You know Rita’s so proud of you now, even if, when first you had heard your call to ministry in Hong Kong cathedral, she tried to dissuade you from becoming a ‘bible woman’ as she put it. Ten years ago she made the Li Tim-Oi Foundation possible, and now 130 women have been helped to fulfil their vocations just as you were helped. Edidah Mujinya was one of the first. She sent me a Christmas card from Uganda. In a note she described herself and her sisters as ‘daughters’ of Li Tim-Oi. Let me tell you: you now have 130 daughters in Brazil, Burundi, Fiji, Kenya, Lesotho, Pakistan, Rwanda, South Africa, the Sudan, Tanzania and Uganda.
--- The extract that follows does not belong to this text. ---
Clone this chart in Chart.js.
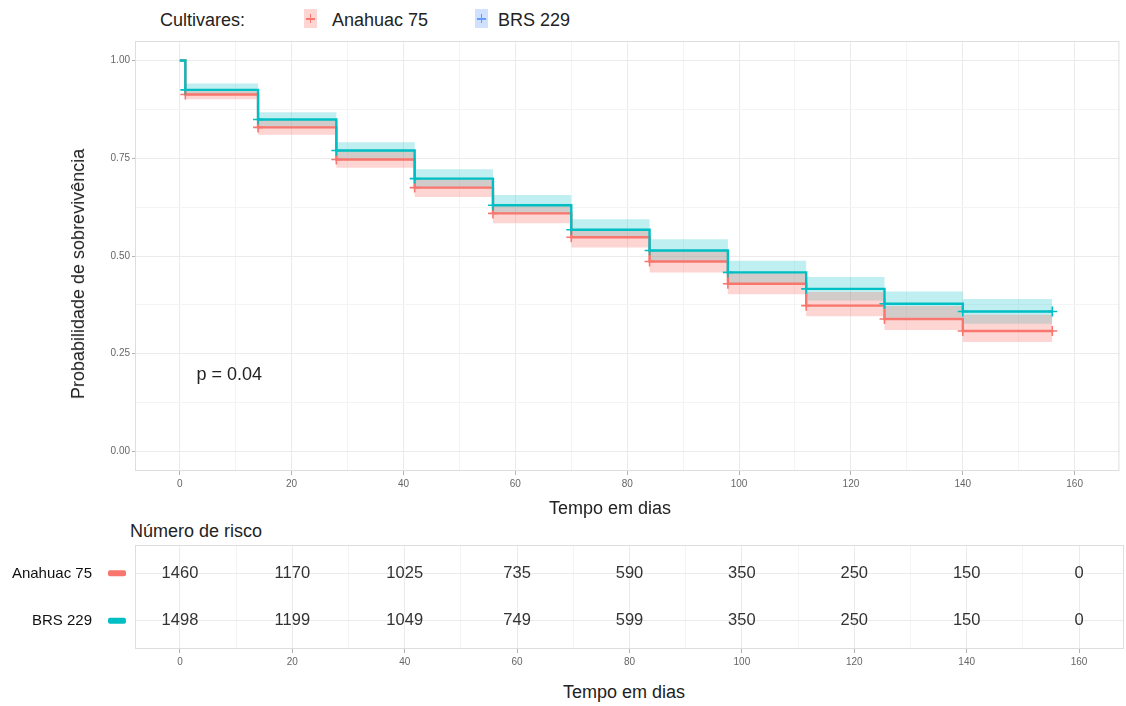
<!DOCTYPE html>
<html lang="pt">
<head>
<meta charset="utf-8">
<title>Curvas de sobrevivência por cultivar</title>
<script src="https://cdn.jsdelivr.net/npm/chart.js@4.4.1/dist/chart.umd.min.js"></script>
<style>
  body { margin: 0; background: #fff; font-family: "Liberation Sans", Arial, sans-serif; color: #222; }
  #page { position: relative; width: 1126px; height: 706px; overflow: hidden; }
  .box { position: absolute; left: 0; width: 1126px; }
  .txt { position: absolute; white-space: nowrap; font-size: 18px; line-height: 18px; }
  .key { position: absolute; top: 9px; width: 13px; height: 19px; }
  .key::before, .key::after { content: ""; position: absolute; }
  .key::before { left: 2px; top: 9px; width: 9px; height: 1.5px; }
  .key::after { left: 5.8px; top: 5px; width: 1.5px; height: 9px; }
  .k1 { left: 304px; background: rgba(248, 118, 109, 0.3); }
  .k1::before, .k1::after { background: #f8766d; }
  .k2 { left: 475px; background: rgba(97, 156, 255, 0.3); }
  .k2::before, .k2::after { background: #619cff; }
</style>
</head>
<body>
<div id="page">
  <div class="txt" style="left:160px; top:11px;">Cultivares:</div>
  <div class="key k1"></div>
  <div class="txt" style="left:332px; top:11px;">Anahuac 75</div>
  <div class="key k2"></div>
  <div class="txt" style="left:498px; top:11px;">BRS 229</div>

  <div class="box" style="top:0; height:500px;"><canvas id="survChart"></canvas></div>
  <div class="txt" style="left:78px; top:274px; transform: translate(-50%, -50%) rotate(-90deg);">Probabilidade de sobrevivência</div>
  <div class="txt" style="left:610px; top:508px; transform: translate(-50%, -50%);">Tempo em dias</div>

  <div class="txt" style="left:130px; top:522px;">Número de risco</div>
  <div class="box" style="top:520px; height:160px;"><canvas id="riskChart"></canvas></div>
  <div class="txt" style="left:624px; top:692px; transform: translate(-50%, -50%);">Tempo em dias</div>
</div>

<script>
// Kaplan-Meier estimates (step starts) and 95% bands
const tempos = [0, 1, 14, 28, 42, 56, 70, 84, 98, 112, 126, 140, 156];
const survAnahuac = [1, 0.913, 0.829, 0.747, 0.675, 0.609, 0.548, 0.486, 0.429, 0.373, 0.339, 0.308, 0.308];
const survBRS = [1, 0.925, 0.849, 0.770, 0.698, 0.630, 0.567, 0.514, 0.458, 0.416, 0.378, 0.358, 0.358];
const supAnahuac = [1, 0.926, 0.848, 0.769, 0.699, 0.631, 0.568, 0.514, 0.457, 0.408, 0.372, 0.350, 0.350];
const infAnahuac = [1, 0.901, 0.810, 0.726, 0.651, 0.584, 0.522, 0.458, 0.402, 0.346, 0.311, 0.280, 0.280];
const supBRS = [1, 0.941, 0.868, 0.791, 0.722, 0.656, 0.594, 0.543, 0.488, 0.446, 0.409, 0.390, 0.390];
const infBRS = [1, 0.912, 0.829, 0.746, 0.674, 0.608, 0.547, 0.486, 0.429, 0.386, 0.342, 0.327, 0.327];

// number at risk table
const temposRisco = [0, 20, 40, 60, 80, 100, 120, 140, 160];
const riscoAnahuac = [1460, 1170, 1025, 735, 590, 350, 250, 150, 0];
const riscoBRS = [1498, 1199, 1049, 749, 599, 350, 250, 150, 0];
const grupos = ['Anahuac 75', 'BRS 229'];

// axis breaks
const xMajor = [0, 20, 40, 60, 80, 100, 120, 140, 160];
const xMinor = [10, 30, 50, 70, 90, 110, 130, 150];
const yMajor = [0, 0.25, 0.5, 0.75, 1];
const yMinor = [0.125, 0.375, 0.625, 0.875];
const yLabels = ['0.00', '0.25', '0.50', '0.75', '1.00'];
const pValor = 'p = 0.04';

const RED = '#f8766d';
const TEAL = '#00bfc4';
const FONT = '"Liberation Sans", Arial, sans-serif';
const GRID = '#ebebeb';
const GRID_MINOR = '#f4f4f4';

const pts = (ys) => tempos.map((t, i) => ({ x: t, y: ys[i] }));

const xScale = (height) => ({
  type: 'linear',
  min: -8,
  max: 168,
  afterBuildTicks: s => { s.ticks = xMajor.concat(xMinor).sort((a, b) => a - b).map(v => ({ value: v })); },
  afterFit: s => { s.height = height; },
  border: { display: false },
  grid: {
    color: c => (c.tick && xMajor.includes(c.tick.value)) ? GRID : GRID_MINOR,
    tickColor: c => (c.tick && xMajor.includes(c.tick.value)) ? '#b3b3b3' : 'rgba(0,0,0,0)',
    tickLength: 4,
    drawTicks: true
  },
  ticks: {
    autoSkip: false,
    maxRotation: 0,
    padding: 3,
    color: '#666',
    font: { family: FONT, size: 10 },
    callback: v => xMajor.includes(v) ? String(v) : ''
  }
});

// left axis keeps a fixed width and adds no extra room above/below the panel
const fixLeftAxis = s => {
  s.width = 135;
  s.paddingTop = 0;
  s.paddingBottom = 0;
};

// light border around the plotting panel
const panelBorder = {
  id: 'panelBorder',
  afterDraw(chart) {
    const { ctx, chartArea: a } = chart;
    ctx.save();
    ctx.strokeStyle = '#dedede';
    ctx.lineWidth = 1;
    ctx.strokeRect(a.left + 0.5, a.top + 0.5, a.right - a.left - 1, a.bottom - a.top - 1);
    ctx.restore();
  }
};

const pValueLabel = {
  id: 'pValueLabel',
  afterDatasetsDraw(chart) {
    const { ctx, scales } = chart;
    ctx.save();
    ctx.font = '18px ' + FONT;
    ctx.fillStyle = '#222';
    ctx.textBaseline = 'middle';
    ctx.fillText(pValor, scales.x.getPixelForValue(3), scales.y.getPixelForValue(0.196));
    ctx.restore();
  }
};

const ribbon = (data, color, fillTo, order) => ({
  data, stepped: 'before', borderWidth: 0, pointRadius: 0,
  backgroundColor: color, fill: fillTo, order
});

const curve = (data, color, order) => ({
  data, stepped: 'before', borderColor: color, borderWidth: 2.4, fill: false, order,
  pointStyle: 'cross',
  pointRadius: c => c.dataIndex === 0 ? 0 : 5,
  pointBorderColor: color,
  pointBorderWidth: 1.6,
  pointHoverRadius: 0
});

new Chart(document.getElementById('survChart'), {
  type: 'line',
  data: {
    datasets: [
      ribbon(pts(supBRS), 'rgba(0, 191, 196, 0.25)', 1, 5),
      ribbon(pts(infBRS), 'rgba(0,0,0,0)', false, 4),
      ribbon(pts(supAnahuac), 'rgba(248, 118, 109, 0.3)', 3, 3),
      ribbon(pts(infAnahuac), 'rgba(0,0,0,0)', false, 2),
      curve(pts(survAnahuac), RED, 1),
      curve(pts(survBRS), TEAL, 0)
    ]
  },
  options: {
    responsive: true,
    maintainAspectRatio: false,
    animation: false,
    events: [],
    layout: { padding: { left: 0, top: 41, right: 2, bottom: 0 } },
    plugins: { legend: { display: false }, tooltip: { enabled: false }, filler: { drawTime: 'beforeDatasetsDraw' } },
    scales: {
      x: xScale(29),
      y: {
        type: 'linear',
        min: -0.05,
        max: 1.05,
        afterBuildTicks: s => { s.ticks = yMajor.concat(yMinor).sort((a, b) => a - b).map(v => ({ value: v })); },
        afterFit: fixLeftAxis,
        border: { display: false },
        grid: {
          color: c => (c.tick && yMajor.includes(c.tick.value)) ? GRID : GRID_MINOR,
          tickColor: c => (c.tick && yMajor.includes(c.tick.value)) ? '#b3b3b3' : 'rgba(0,0,0,0)',
          tickLength: 3
        },
        ticks: {
          padding: 2,
          color: '#666',
          font: { family: FONT, size: 10 },
          callback: v => { const k = yMajor.indexOf(v); return k >= 0 ? yLabels[k] : ''; }
        }
      }
    }
  },
  plugins: [panelBorder, pValueLabel]
});

// risk table: counts printed at each break, one row per cultivar
const linhaRisco = (counts, row) => ({
  data: temposRisco.map((t, i) => ({ x: t, y: row, n: counts[i] })),
  showLine: false, pointRadius: 0
});

const riskNumbers = {
  id: 'riskNumbers',
  afterDatasetsDraw(chart) {
    const { ctx } = chart;
    ctx.save();
    ctx.font = '16.5px ' + FONT;
    ctx.fillStyle = '#333';
    ctx.textAlign = 'center';
    ctx.textBaseline = 'middle';
    chart.data.datasets.forEach((ds, i) => {
      chart.getDatasetMeta(i).data.forEach((el, j) => {
        ctx.fillText(String(ds.data[j].n), el.x, el.y);
      });
    });
    ctx.restore();
  }
};

// coloured strokes next to the row names
const rowKeys = {
  id: 'rowKeys',
  afterDraw(chart) {
    const { ctx, scales } = chart;
    ctx.save();
    [[2, RED], [1, TEAL]].forEach(([row, color]) => {
      const py = scales.y.getPixelForValue(row);
      ctx.fillStyle = color;
      ctx.beginPath();
      ctx.roundRect(108, py - 3, 18, 6, 2);
      ctx.fill();
    });
    ctx.restore();
  }
};

new Chart(document.getElementById('riskChart'), {
  type: 'scatter',
  data: { datasets: [linhaRisco(riscoAnahuac, 2), linhaRisco(riscoBRS, 1)] },
  options: {
    responsive: true,
    maintainAspectRatio: false,
    animation: false,
    events: [],
    layout: { padding: { left: 0, top: 25, right: 2, bottom: 0 } },
    plugins: { legend: { display: false }, tooltip: { enabled: false } },
    scales: {
      x: xScale(31),
      y: {
        type: 'linear',
        min: 0.4,
        max: 2.6,
        afterBuildTicks: s => { s.ticks = [{ value: 1 }, { value: 2 }]; },
        afterFit: fixLeftAxis,
        border: { display: false },
        grid: { color: GRID, drawTicks: false },
        ticks: {
          padding: 43,
          color: '#111',
          font: { family: FONT, size: 15 },
          callback: v => v === 2 ? grupos[0] : grupos[1]
        }
      }
    }
  },
  plugins: [panelBorder, riskNumbers, rowKeys]
});
</script>
</body>
</html>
What a family for you to mother! – and with God’s help and ours it will go on growing. Pray for us as we strive to make that happen.

In this eucharist we give God thanks for you and for all you mean to us. Words by Sydney Carter were adapted for my father’s epitaph. They are equally true of you: “She showed us how the Christ she talked about is living now.”